Hannah v Peel, 1 K.B. 509, was a 1945 English legal case decided in the King's Bench Division of the High Court. The court held that the owner of the locus in quo does not have a superior right to possession over the finder of lost property that is unattached to the land.

==Facts==
The defendant, Major Hugh E. E. Peel, owned Gwernhaylod House, Overton-on-Dee, Shropshire. He bought it in December 1938, but did not move in, and shortly after the Second World War broke out, the house was requisitioned for military use.

In August 1940, the plaintiff, Lance-Corporal Duncan Hannah of the Royal Artillery, was staying in the house on army business. During his stay, LCpl Hannah found a brooch on top of a window frame. From its dirty, cobwebby state the brooch seemed to have been there for a long time. LCpl Hannah consulted his commanding officer who advised him to hand it to the police, which Hannah did.

Nobody claimed the brooch, and in August 1942, the police returned it to Major Peel. Peel then sold it for £66.

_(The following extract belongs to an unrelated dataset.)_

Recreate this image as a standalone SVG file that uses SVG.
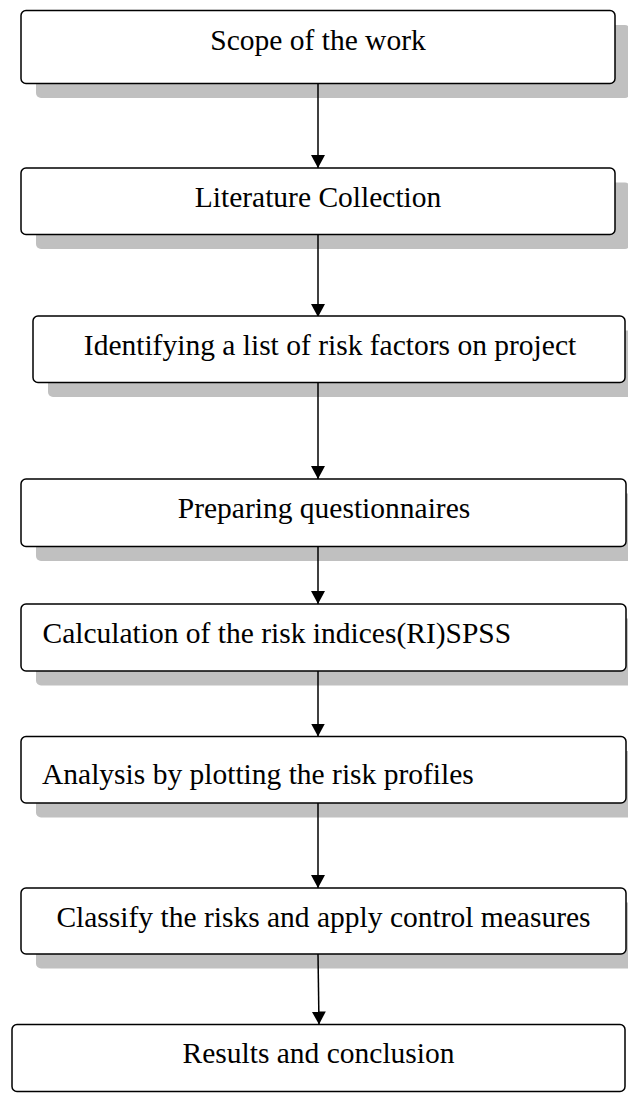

LCpl Hannah asked Maj Peel for this money. Peel offered Hannah a reward, but he refused and said he wanted the brooch or its cash value instead. Maj Peel, because he owned the building in which the brooch was found, claimed it was his. LCpl Hannah brought the case to dispute this.

==Judgment==

Birkett J found that Hannah's claim to the brooch outweighed Peel's.